DocketNumber: Docket 102960, 104008
Citation Numbers: 451 N.W.2d 869, 182 Mich. App. 238
Judges: Murphy, MacKenzie, Cavanagh
Filed Date: 2/5/1990
Status: Precedential
Modified Date: 11/10/2024
Michigan Court of Appeals.
Gruel, Mills, Nims & Pylman (by Norman H. Pylman and Brion J. Brooks), for plaintiffs.
Frank J. Kelley, Attorney General, Louis J. Caruso, Solicitor General, and A. Michael Leffler *240 and Ronald W. Emery, Assistant Attorneys General, for defendants.

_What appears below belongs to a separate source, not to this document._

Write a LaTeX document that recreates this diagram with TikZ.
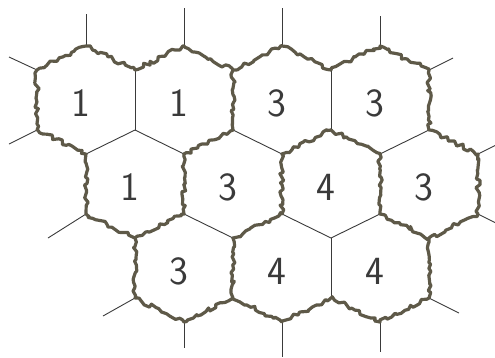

Before: MURPHY, P.J., and MacKENZIE and CAVANAGH, JJ.
CAVANAGH, J.
Plaintiffs, in this consolidated appeal, challenge the trial court's orders granting summary disposition of their negligence claims for failure to state a claim against the Department of Corrections, the Deputy Director of Field Services for the Department of Corrections, and the Michigan Parole Board. Plaintiffs contend that, by virtue of the special relationship between the injured parties and a third party, defendants were under an affirmative duty and that the breach of this affirmative duty caused them damage. We disagree and affirm.
These lawsuits were brought against the defendants for the injuries sustained by Brian Massey and for the murders of his mother and two sisters by David Leroy Andrews, an escaped prisoner from the Kinross Correctional Facility. Plaintiffs alleged that the defendants were negligent in failing to warn the victims of Andrews' history of criminal sexual conduct when defendants became aware of his presence in Kansas and in failing to fulfill their duty to regain control of Andrews by extradition or to retain control of Andrews while he was in their custody.

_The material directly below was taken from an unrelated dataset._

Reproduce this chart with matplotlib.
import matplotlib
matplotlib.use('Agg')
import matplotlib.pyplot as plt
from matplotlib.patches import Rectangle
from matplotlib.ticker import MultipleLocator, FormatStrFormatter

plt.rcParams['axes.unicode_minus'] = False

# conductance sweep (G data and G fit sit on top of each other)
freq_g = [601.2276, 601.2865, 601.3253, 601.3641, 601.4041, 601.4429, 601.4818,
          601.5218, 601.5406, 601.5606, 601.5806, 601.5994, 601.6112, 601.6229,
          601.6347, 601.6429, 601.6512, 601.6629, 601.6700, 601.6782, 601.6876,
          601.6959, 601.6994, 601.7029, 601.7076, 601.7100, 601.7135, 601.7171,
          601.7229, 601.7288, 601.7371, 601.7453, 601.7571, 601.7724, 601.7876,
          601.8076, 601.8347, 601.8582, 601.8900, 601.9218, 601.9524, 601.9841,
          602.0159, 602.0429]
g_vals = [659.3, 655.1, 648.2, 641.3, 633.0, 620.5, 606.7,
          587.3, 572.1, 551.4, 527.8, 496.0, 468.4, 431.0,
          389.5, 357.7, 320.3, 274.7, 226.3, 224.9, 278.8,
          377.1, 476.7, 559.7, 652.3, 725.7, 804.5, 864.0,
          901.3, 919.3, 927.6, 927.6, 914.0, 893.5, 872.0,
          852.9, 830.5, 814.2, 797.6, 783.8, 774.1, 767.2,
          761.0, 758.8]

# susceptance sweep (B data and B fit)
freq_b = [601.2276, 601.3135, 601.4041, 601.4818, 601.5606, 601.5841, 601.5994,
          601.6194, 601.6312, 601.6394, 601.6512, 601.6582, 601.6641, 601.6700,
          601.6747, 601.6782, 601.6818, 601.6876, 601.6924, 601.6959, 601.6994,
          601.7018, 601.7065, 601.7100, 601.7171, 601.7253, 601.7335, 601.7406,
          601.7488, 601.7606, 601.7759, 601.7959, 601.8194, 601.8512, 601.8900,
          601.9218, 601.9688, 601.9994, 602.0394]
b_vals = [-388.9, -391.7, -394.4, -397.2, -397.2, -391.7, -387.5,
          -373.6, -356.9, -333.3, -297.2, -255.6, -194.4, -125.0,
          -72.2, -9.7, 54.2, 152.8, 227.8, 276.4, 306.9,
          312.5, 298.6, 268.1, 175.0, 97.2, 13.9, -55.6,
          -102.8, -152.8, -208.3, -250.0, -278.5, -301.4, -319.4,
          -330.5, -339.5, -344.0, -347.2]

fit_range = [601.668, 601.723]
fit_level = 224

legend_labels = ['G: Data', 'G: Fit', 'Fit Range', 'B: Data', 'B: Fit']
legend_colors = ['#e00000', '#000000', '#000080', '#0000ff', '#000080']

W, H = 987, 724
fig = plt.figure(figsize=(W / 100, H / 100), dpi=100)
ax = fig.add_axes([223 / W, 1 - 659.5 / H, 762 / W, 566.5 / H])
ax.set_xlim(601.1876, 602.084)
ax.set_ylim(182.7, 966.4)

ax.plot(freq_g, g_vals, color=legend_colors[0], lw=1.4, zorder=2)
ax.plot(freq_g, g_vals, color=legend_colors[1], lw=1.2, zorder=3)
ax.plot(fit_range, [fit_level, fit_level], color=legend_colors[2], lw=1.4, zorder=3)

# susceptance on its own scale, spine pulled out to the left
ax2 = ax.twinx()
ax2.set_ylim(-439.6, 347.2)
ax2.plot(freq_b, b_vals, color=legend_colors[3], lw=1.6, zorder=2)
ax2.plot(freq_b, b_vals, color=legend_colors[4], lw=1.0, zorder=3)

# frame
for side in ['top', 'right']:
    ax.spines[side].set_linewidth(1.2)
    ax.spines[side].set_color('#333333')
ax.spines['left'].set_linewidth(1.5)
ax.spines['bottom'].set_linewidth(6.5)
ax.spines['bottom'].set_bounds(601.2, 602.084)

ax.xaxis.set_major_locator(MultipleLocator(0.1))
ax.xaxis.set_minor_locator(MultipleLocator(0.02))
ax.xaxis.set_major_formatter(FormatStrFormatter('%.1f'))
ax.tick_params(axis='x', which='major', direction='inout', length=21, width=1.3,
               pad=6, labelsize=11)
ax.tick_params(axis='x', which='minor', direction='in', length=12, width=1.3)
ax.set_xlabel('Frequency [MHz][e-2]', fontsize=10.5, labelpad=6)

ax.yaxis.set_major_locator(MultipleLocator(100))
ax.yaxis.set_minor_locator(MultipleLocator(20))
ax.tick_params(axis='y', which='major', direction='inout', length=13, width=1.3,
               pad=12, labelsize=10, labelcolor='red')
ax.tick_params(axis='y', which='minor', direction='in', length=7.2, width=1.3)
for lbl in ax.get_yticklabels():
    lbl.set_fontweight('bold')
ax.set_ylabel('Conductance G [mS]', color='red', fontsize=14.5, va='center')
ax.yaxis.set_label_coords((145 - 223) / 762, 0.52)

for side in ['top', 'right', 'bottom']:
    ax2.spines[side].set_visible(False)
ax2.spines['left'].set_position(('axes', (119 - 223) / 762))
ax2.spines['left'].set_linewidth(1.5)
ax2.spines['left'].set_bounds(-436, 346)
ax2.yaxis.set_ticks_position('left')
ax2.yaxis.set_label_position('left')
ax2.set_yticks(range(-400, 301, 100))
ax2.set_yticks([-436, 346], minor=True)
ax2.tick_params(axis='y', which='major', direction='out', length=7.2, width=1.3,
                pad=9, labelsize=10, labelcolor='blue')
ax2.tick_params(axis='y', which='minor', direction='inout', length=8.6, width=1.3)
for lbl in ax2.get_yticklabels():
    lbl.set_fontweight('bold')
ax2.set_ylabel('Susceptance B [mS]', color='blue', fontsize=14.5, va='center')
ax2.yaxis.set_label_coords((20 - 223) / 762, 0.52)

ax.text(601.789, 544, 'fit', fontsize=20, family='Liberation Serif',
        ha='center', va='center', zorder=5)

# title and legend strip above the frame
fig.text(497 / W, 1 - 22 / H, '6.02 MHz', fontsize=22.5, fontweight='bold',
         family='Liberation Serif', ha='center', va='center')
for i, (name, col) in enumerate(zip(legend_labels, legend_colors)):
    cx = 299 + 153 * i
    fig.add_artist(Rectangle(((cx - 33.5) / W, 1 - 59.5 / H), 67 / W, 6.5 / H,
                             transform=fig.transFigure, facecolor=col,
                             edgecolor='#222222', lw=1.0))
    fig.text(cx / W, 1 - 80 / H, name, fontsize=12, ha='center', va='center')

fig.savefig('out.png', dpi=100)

The law will hold a defendant liable for his negligent conduct only if, because of a special relationship between the defendant and the injured party or the defendant and a third party, defendant is deemed to owe the injured party a duty of due care. Duvall v Goldin, 139 Mich App 342, 347; 362 NW2d 275 (1984), lv den 422 Mich 976 (1985). Duty is thus based on whether this *241 special relationship gives rise to any legal obligation on the defendant's part for the benefit of another. Moning v Alfono, 400 Mich 425, 439; 254 NW2d 759 (1977), reh den 401 Mich 951 (1977). Where the duty of a public agency or official arises from his official authority, the duty is for the benefit of the public at large. Massey v Grant, 679 F Supp 711, 713 (WD Mich, 1988), aff'd 875 F2d 865 (CA 6, 1989), citing Gerneth v Detroit, 465 F2d 784 (CA 6, 1972); also see Hobrla v Glass, 143 Mich App 616; 372 NW2d 630 (1985), and Zavala v Zinser, 123 Mich App 352; 333 NW2d 278 (1983), aff'd sub nom Ross v Consumers Power Co, 420 Mich 567; 363 NW2d 641 (1984). Such a public duty is owed to a specific individual only when performance would affect the individual in a manner different in kind from the way performance would affect the public. Gerneth, supra at 787.

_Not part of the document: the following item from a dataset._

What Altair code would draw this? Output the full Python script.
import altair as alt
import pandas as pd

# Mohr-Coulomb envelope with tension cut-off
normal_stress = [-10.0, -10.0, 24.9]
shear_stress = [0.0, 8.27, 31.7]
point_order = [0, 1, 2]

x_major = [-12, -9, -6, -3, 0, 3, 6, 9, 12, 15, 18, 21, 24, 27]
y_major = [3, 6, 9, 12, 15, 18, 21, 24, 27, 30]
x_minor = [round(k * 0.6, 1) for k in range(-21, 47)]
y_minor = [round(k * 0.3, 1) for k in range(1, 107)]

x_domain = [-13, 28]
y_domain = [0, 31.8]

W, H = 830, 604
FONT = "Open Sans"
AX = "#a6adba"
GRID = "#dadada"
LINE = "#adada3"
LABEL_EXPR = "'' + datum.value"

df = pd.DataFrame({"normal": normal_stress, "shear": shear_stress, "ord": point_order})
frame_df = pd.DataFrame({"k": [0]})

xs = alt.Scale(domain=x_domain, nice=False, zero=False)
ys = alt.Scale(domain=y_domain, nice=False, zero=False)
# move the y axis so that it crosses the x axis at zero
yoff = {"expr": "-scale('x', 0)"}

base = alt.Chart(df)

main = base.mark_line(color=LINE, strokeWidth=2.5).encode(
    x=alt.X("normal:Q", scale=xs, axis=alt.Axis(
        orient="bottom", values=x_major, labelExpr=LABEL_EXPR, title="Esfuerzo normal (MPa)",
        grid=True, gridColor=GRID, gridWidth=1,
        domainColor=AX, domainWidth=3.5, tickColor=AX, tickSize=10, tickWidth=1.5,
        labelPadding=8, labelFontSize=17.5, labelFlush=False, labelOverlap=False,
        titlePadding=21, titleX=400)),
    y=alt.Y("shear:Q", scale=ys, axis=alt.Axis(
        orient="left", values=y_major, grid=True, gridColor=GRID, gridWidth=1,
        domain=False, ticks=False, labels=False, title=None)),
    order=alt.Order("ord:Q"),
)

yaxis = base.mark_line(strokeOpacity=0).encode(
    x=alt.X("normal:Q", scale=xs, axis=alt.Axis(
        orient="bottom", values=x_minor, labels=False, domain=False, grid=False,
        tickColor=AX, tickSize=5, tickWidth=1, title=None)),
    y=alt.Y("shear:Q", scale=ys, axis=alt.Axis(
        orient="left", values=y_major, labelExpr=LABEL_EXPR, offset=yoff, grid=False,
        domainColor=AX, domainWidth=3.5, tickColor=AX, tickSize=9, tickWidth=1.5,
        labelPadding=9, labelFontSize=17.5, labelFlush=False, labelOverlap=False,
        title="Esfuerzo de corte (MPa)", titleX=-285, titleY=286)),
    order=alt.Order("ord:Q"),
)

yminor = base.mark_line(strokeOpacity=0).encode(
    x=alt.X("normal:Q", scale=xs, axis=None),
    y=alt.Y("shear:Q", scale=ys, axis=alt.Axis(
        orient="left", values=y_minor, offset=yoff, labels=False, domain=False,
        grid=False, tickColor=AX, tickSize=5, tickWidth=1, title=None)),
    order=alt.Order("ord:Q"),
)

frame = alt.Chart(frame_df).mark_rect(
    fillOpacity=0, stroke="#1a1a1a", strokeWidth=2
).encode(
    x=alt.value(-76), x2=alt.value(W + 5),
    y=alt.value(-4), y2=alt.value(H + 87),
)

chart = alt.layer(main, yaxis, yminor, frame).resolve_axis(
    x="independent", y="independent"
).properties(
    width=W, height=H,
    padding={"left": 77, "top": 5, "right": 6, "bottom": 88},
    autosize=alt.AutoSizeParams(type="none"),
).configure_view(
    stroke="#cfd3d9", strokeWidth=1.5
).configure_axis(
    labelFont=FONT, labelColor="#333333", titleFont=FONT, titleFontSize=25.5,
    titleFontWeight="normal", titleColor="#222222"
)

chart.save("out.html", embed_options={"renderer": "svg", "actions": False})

Plaintiffs allege that the injured parties they represent were in a special relationship with Andrews and, from this relationship, a duty of due care could be imposed on the defendants. We do not agree. The requisite special relationship must exist between the defendants and the victims or the defendants and the third party. Duvall, supra at 351. Plaintiffs' complaint fails to allege any facts whatsoever from which the special relationship, required by Duvall, can be directly established or inferred.
In this case, the nature of the duty is not such that its performance would have affected the injured parties in a manner different in kind than the way it would have affected the general public. In this context, any duty imposed on the Department of Corrections and the department's deputy director would be owed to the public, and plaintiffs have not alleged facts from which it could be inferred that defendants owed the injured parties, *242 in particular, a duty of due care. The trial court properly granted summary disposition because plaintiffs' claims are so clearly unenforceable as a matter of law that no factual development could possibly justify recovery. Scameheorn v Bucks, 167 Mich App 302, 306; 421 NW2d 918 (1988), lv den 430 Mich 886 (1988).
Affirmed.
MURPHY, J., concurs in the result only.